Sanders, who was still hoping that a possible win in today's California primary could carry his candidacy through to the Democratic convention, was often able to out-flank Clinton with bold, universal policy prescriptions, like free healthcare and free college, leaving Clinton to struggle to articulate a set of more-targeted policies focusing on particular groups of affected individuals. That’s likely to be even more pronounced in a head-to-head matchup against the blunt, polemic Trump.
But while this dynamic may appear in other areas, it hasn’t been true in K-12 education, where Clinton and Sanders campaigned on nearly identical talking points. Both have made strikingly false claims about public charter schools, and both have expressed similar clichés about “supporting” or “respecting” teachers. Neither has been pressed to get specific on any details or plans, and that’s not likely to change as we turn toward the general election.

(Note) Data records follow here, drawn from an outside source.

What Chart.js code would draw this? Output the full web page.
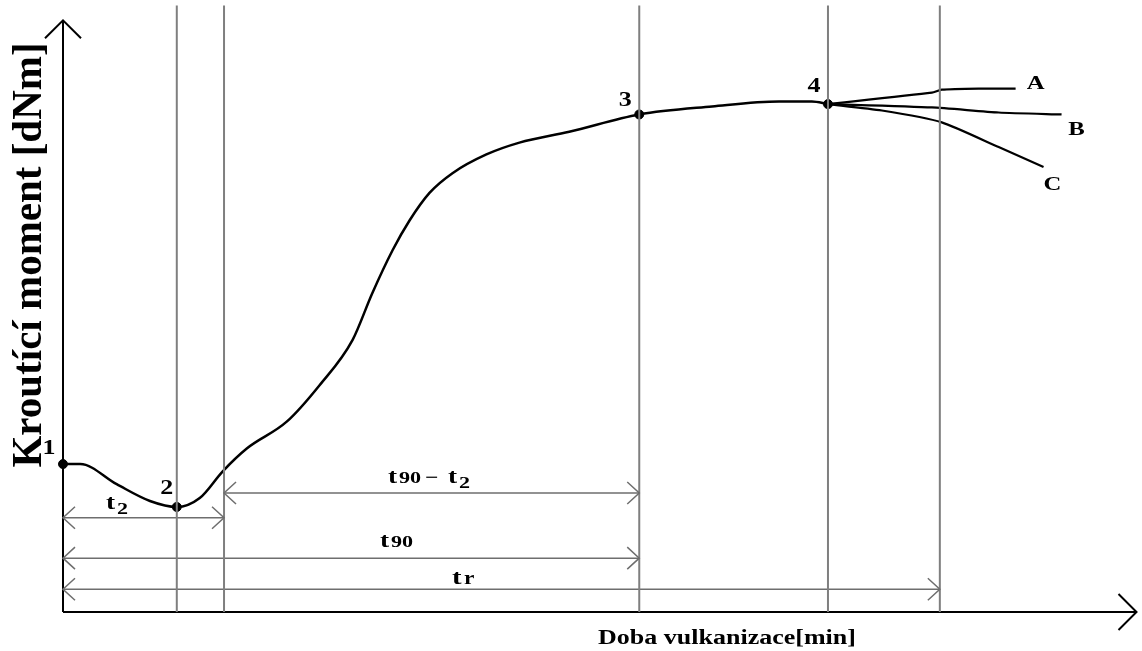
<!DOCTYPE html>
<html lang="cs">
<head>
<meta charset="UTF-8">
<title>Vulkanizační křivka</title>
<style>
    html, body { margin: 0; padding: 0; background: #fff; }
    #wrap { width: 1142px; height: 651px; }
</style>
</head>
<body>
<div id="wrap"><canvas id="curve" width="1142" height="651"></canvas></div>
<script src="https://cdn.jsdelivr.net/npm/chart.js"></script>
<script>
// schematic rheometer curve, time [min] vs torque [dNm]
const timeMain   = [0, 0.8, 2.5, 4.05, 5.3, 6.37, 7.44, 8.56, 10.42, 11.95, 13.49, 14.4, 15.35, 16.14, 17.07, 18.14, 19.72, 21.26, 23.58, 26.84, 30.23, 33.35, 34.88, 35.63];
const torqueMain = [15.0, 15.0, 12.96, 11.26, 10.65, 11.56, 14.27, 16.58, 19.3, 23.0, 27.6, 32.3, 36.68, 39.7, 42.5, 44.5, 46.4, 47.6, 48.7, 50.45, 51.26, 51.76, 51.76, 51.5];

// reversion branches after point 4
const timeA   = [35.63, 40.47, 40.93, 42.65, 44.37];
const torqueA = [51.5, 52.66, 52.96, 53.07, 53.07];
const timeB   = [35.63, 40.47, 43.58, 46.51];
const torqueB = [51.5, 51.16, 50.65, 50.45];
const timeC   = [35.63, 38.14, 40.93, 43.58, 45.67];
const torqueC = [51.5, 50.85, 49.65, 47.14, 45.13];

// marked points 1..4
const pointNames  = ['1', '2', '3', '4'];
const pointTime   = [0, 5.3, 26.84, 35.63];
const pointTorque = [15.0, 10.65, 50.45, 51.5];

// vertical guide lines (min)
const guideTimes = [5.3, 7.5, 26.84, 35.63, 40.84];

// dimension arrows
const dimNames = ['t2', 't90-t2', 't90', 'tr'];
const dimStart = [0, 7.5, 0, 0];
const dimEnd   = [7.5, 26.84, 26.84, 40.84];
const dimLevel = [9.55, 12.06, 5.46, 2.31];

const branchNames = ['A', 'B', 'C'];

const xMax = 50, yMax = 61.5, yAxisTop = 60;

function pts(xs, ys) {
    return xs.map((x, i) => ({ x: x, y: ys[i] }));
}

const datasets = [];

guideTimes.forEach(t => {
    datasets.push({
        data: [{ x: t, y: 0 }, { x: t, y: yMax }],
        borderColor: '#7f7f7f', borderWidth: 2, pointRadius: 0, clip: false
    });
});

dimNames.forEach((n, i) => {
    datasets.push({
        data: [{ x: dimStart[i], y: dimLevel[i] }, { x: dimEnd[i], y: dimLevel[i] }],
        borderColor: '#6e6e6e', borderWidth: 1.5, pointRadius: 0, clip: false
    });
});

// axes
datasets.push({ data: [{ x: 0, y: 0 }, { x: 0, y: yAxisTop }], borderColor: '#000', borderWidth: 2, pointRadius: 0, clip: false });
datasets.push({ data: [{ x: 0, y: 0 }, { x: xMax, y: 0 }], borderColor: '#000', borderWidth: 2, pointRadius: 0, clip: false });

datasets.push({ data: pts(timeMain, torqueMain), borderColor: '#000', borderWidth: 2.5, pointRadius: 0, cubicInterpolationMode: 'monotone', clip: false });
datasets.push({ data: pts(timeA, torqueA), borderColor: '#000', borderWidth: 2.2, pointRadius: 0, tension: 0.2, clip: false });
datasets.push({ data: pts(timeB, torqueB), borderColor: '#000', borderWidth: 2.2, pointRadius: 0, tension: 0.2, clip: false });
datasets.push({ data: pts(timeC, torqueC), borderColor: '#000', borderWidth: 2.2, pointRadius: 0, tension: 0.2, clip: false });

datasets.push({
    data: pts(pointTime, pointTorque), showLine: false,
    pointRadius: 4.5, pointBackgroundColor: '#000', pointBorderColor: '#000', clip: false
});

function chevron(ctx, x, y, dir, len, half) {
    ctx.beginPath();
    if (dir === 'l') { ctx.moveTo(x + len, y - half); ctx.lineTo(x, y); ctx.lineTo(x + len, y + half); }
    if (dir === 'r') { ctx.moveTo(x - len, y - half); ctx.lineTo(x, y); ctx.lineTo(x - len, y + half); }
    if (dir === 'u') { ctx.moveTo(x - half, y + len); ctx.lineTo(x, y); ctx.lineTo(x + half, y + len); }
    ctx.stroke();
}

function stretchText(ctx, txt, x, y, size, align) {
    ctx.save();
    ctx.translate(x, y);
    ctx.scale(1.3, 1);
    ctx.font = 'bold ' + size + 'px "Liberation Serif", "Times New Roman", serif';
    ctx.textAlign = align || 'center';
    ctx.textBaseline = 'alphabetic';
    ctx.fillText(txt, 0, 0);
    ctx.restore();
}

const decor = {
    id: 'decor',
    afterDatasetsDraw(chart) {
        const ctx = chart.ctx;
        const xs = chart.scales.x, ys = chart.scales.y;
        const px = v => xs.getPixelForValue(v), py = v => ys.getPixelForValue(v);
        ctx.save();

        // axis arrows
        ctx.strokeStyle = '#000'; ctx.lineWidth = 2;
        chevron(ctx, px(0), py(yAxisTop), 'u', 18, 18);
        chevron(ctx, px(xMax), py(0), 'r', 18, 18);

        // dimension arrow heads
        ctx.strokeStyle = '#6e6e6e'; ctx.lineWidth = 1.5;
        dimNames.forEach((n, i) => {
            chevron(ctx, px(dimStart[i]), py(dimLevel[i]), 'l', 12, 11);
            chevron(ctx, px(dimEnd[i]), py(dimLevel[i]), 'r', 12, 11);
        });

        ctx.fillStyle = '#000';
        // point numbers
        const off = [[-14, -10], [-10, -13], [-14, -8], [-14, -12]];
        pointNames.forEach((n, i) => {
            stretchText(ctx, n, px(pointTime[i]) + off[i][0], py(pointTorque[i]) + off[i][1], 20);
        });

        // branch letters
        const ends = [[timeA, torqueA, 20, 0], [timeB, torqueB, 15, 21], [timeC, torqueC, 9, 23]];
        branchNames.forEach((n, i) => {
            const e = ends[i];
            const k = e[0].length - 1;
            stretchText(ctx, n, px(e[0][k]) + e[2], py(e[1][k]) + e[3], 19);
        });

        // dimension texts
        const yT2 = py(dimLevel[0]) - 9;
        stretchText(ctx, 't', 106, yT2, 21, 'left');
        stretchText(ctx, '2', 117, yT2 + 5, 17, 'left');
        const y1 = py(dimLevel[1]) - 10;
        stretchText(ctx, 't', 388, y1, 21, 'left');
        stretchText(ctx, '90', 399, y1, 17, 'left');
        stretchText(ctx, '\u2212', 425, y1, 18, 'left');
        stretchText(ctx, 't', 448, y1, 21, 'left');
        stretchText(ctx, '2', 459, y1 + 5, 17, 'left');
        const y2 = py(dimLevel[2]) - 11;
        stretchText(ctx, 't', 380, y2, 21, 'left');
        stretchText(ctx, '90', 391, y2, 17, 'left');
        const y3 = py(dimLevel[3]) - 5;
        stretchText(ctx, 't', 452, y3, 22, 'left');
        stretchText(ctx, 'r', 464, y3, 18, 'left');

        // axis titles
        stretchText(ctx, 'Doba vulkanizace[min]', 727, 644, 20);
        ctx.save();
        ctx.translate(30, 255);
        ctx.scale(1.05, 1);
        ctx.rotate(-Math.PI / 2);
        ctx.font = 'bold 41px "Liberation Serif", "Times New Roman", serif';
        ctx.textAlign = 'center';
        ctx.textBaseline = 'middle';
        ctx.fillText('Kroutící moment [dNm]', 0, 0);
        ctx.restore();

        ctx.restore();
    }
};

new Chart(document.getElementById('curve').getContext('2d'), {
    type: 'scatter',
    data: { datasets: datasets.map(d => Object.assign({ showLine: true, fill: false }, d)) },
    options: {
        responsive: false,
        animation: false,
        devicePixelRatio: 1,
        layout: { padding: { left: 63, right: 4, top: 0, bottom: 39 } },
        plugins: { legend: { display: false }, tooltip: { enabled: false } },
        scales: {
            x: { type: 'linear', min: 0, max: xMax, display: false },
            y: { type: 'linear', min: 0, max: yMax, display: false }
        }
    },
    plugins: [decor]
});
</script>
</body>
</html>
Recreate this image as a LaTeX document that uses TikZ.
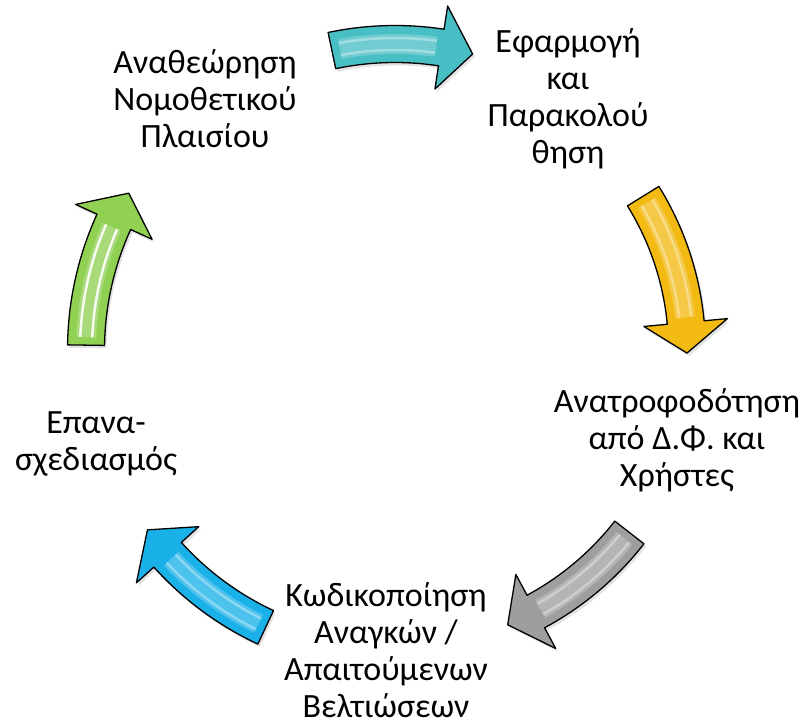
\documentclass[tikz,border=0pt]{standalone}
\usepackage{fontspec}
\setmainfont{Carlito}
\usetikzlibrary{shadows}

\definecolor{arrteal}{RGB}{72,190,197}
\definecolor{arryellow}{RGB}{242,186,18}
\definecolor{arrgray}{RGB}{158,158,158}
\definecolor{arrblue}{RGB}{26,176,232}
\definecolor{arrgreen}{RGB}{144,208,82}

\tikzset{
  step text/.style={align=center, anchor=base, inner sep=0pt, font=\fontsize{34}{37}\selectfont},
  cycle arrow/.style={draw=black, line width=1.3pt, line join=round,
    drop shadow={opacity=0.22, shadow xshift=2pt, shadow yshift=-3pt}},
}

\begin{document}
\begin{tikzpicture}[x=1pt, y=1pt]
			\useasboundingbox (0,0) rectangle (805,726);
			% Labels (placed at the baseline of their last line)
			\node[step text] (review) at (205,578) {Αναθεώρηση\\Νομοθετικού\\Πλαισίου};
			\node[step text] (apply) at (568,562) {Εφαρμογή\\και\\Παρακολού\\θηση};
			\node[step text] (feedback) at (677,240) {Ανατροφοδότηση\\από Δ.Φ. και\\Χρήστες};
			\node[step text] (coding) at (386,9) {Κωδικοποίηση\\Αναγκών /\\Απαιτούμενων\\Βελτιώσεων};
			\node[step text] (redesign) at (96,256) {Επανα-\\σχεδιασμός};
			% Arrows (radius / tail angle / tip angle / colour / gloss)
			\begin{scope}[shift={(395,376)}]
				\foreach \r/\s/\t/\c/\g in {306/101.9/75.3/arrteal/0.35, 292/31.8/-0.6/arryellow/0.35, 297/-37.9/-67.7/arrgray/0.35, 306/245/216/arrblue/0.35, 309/179.1/149.5/arrgreen/0.9} {
					\pgfmathsetmacro\hb{\t+6}
					\pgfmathsetmacro\ro{\r+18.5}
					\pgfmathsetmacro\ri{\r-18.5}
					\pgfmathsetmacro\rho{\r+42}
					\pgfmathsetmacro\rhi{\r-42}
					\pgfmathsetmacro\sa{\s-1.5}
					\pgfmathsetmacro\ea{\hb+1}
					\pgfmathsetmacro\rp{\r+6}
					\pgfmathsetmacro\rm{\r-6}
					\filldraw[cycle arrow, fill=\c] (\s:\ro) arc[start angle=\s, end angle=\hb, radius=\ro] -- (\hb:\rho) -- (\t:\r) -- (\hb:\rhi) -- (\hb:\ri) arc[start angle=\hb, end angle=\s, radius=\ri] -- cycle;
					\draw[\c!55!white, line width=20pt, opacity=0.5] (\sa:\r) arc[start angle=\sa, end angle=\ea, radius=\r];
					\draw[white, line width=2.5pt, opacity=\g] (\sa:\rp) arc[start angle=\sa, end angle=\ea, radius=\rp];
					\draw[white, line width=2.5pt, opacity=\g] (\sa:\rm) arc[start angle=\sa, end angle=\ea, radius=\rm];
				}
			\end{scope}
		\end{tikzpicture}
\end{document}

Campaigning on platitudes fits with Sanders’ call for a “political revolution” and Trump’s version of soundbite politics (he’s said very little on education), but it’s a radical departure for Clinton as a potential Wonk-in-Chief. On her website, a simple search for education terms on the “Factsheets” section reveals her lack of specifics. The terms “preschool” and “college” produce full descriptions of the Clintons’ history with, beliefs on, and plans for the policy area. There are dollar amounts and time frames and specific cutoff points for planned benefits.
None of those details appear on K-12 education. Try searching Clinton’s website for terms like “teacher,” “assessment,” “elementary,” “high school,” and so on, and you won’t find any substantive policy proposals.
Her public addresses haven’t offered much more detail. In a recent speech before the New York State United Teachers Representative Assembly, Clinton played to the crowd by vowing to support teachers by “raising teacher pay” and “facing tough issues like over-testing.” She even went on to say that she “does not believe that more testing will solve homelessness or poverty.”
But this was a stump speech. Clinton did not provide any policy proposals. There were no goals, timelines, or dollar figures. There was lots of vague talk about “respecting teachers,” but no real concrete plan.
Clinton had an opportunity to get more specific on K-12 policy during the reauthorization of the Elementary and Secondary Education Act last year, but she demurred. She had voted for the most-recent iteration, No Child Left Behind, in 2001, and has since voiced qualms about it, particularly on the issue of annual standardized testing. But, again, Clinton did not comment during last year’s reauthorization except for a nondescript press release after the law passed. (Sanders was the only Democratic Senator who didn’t vote on it.)
Clinton and Sanders could have provided context for their education platforms last fall at The 74’s education debate, but all the Democratic candidates at the time declined the invitation to speak to Iowa voters about education. And Trump declined to participate in The 74’s education summit for Republican candidates prior to the New Hampshire primary.
This lack of information leads to a small frenzy whenever any of the candidates mention education. The K-12 community was left trying to parse out what it meant a few weeks ago when Bill Clinton made the comment that Hillary, “thinks they [federal assessments] are just too much, that it’s national overreach, and the most it could ever do is to help people at the very bottom levels of achievement.” There was another flurry after Hillary told Newsday she wouldn’t opt her granddaughter out of New York’s standardized tests.
Not to pick solely on Clinton, but why is she so out of character on this issue? It’s complicated. As Jonathan Chait observed, full-on anti-testing rhetoric would put Clinton in a tight spot, because civil rights groups see testing as an important tool to measure achievement gaps between rich and poor and white and non-white children. The Democratic Party is traditionally aligned with the interests of the less-fortunate, but it’s also aligned with unions, and teachers have been less supportive of testing or school reform more broadly.
Clinton, in particular, is walking a fine line. She’s relying on black and Hispanic voters to help her lock in the presidency, and black and Hispanic families are more likely to support testing, charter schools, and other reforms. At the same time, Clinton secured early endorsements from both the nation’s largest teachers unions, and they oppose those same reforms. Clinton’s silence on K-12 issues at least partly reflects this intra-party disagreement.
It may be too late for this election cycle, but the only path forward is for the media — and the voters — to start pressing the candidates on exactly what they would do when it comes to K-12 education. Democrats and Republicans should be asking their candidates how they would improve this country’s education system. What specifically would they do? How much money would it cost? How long would it take?
Given where we are in the presidential cycle, it’s becoming ever more likely that the next president could come into office with no real mandate on what he or she should do about K-12 education, a $600 billion industry affecting the lives of 50 million kids and 3.3 million teachers. It deserved more serious attention from the candidates.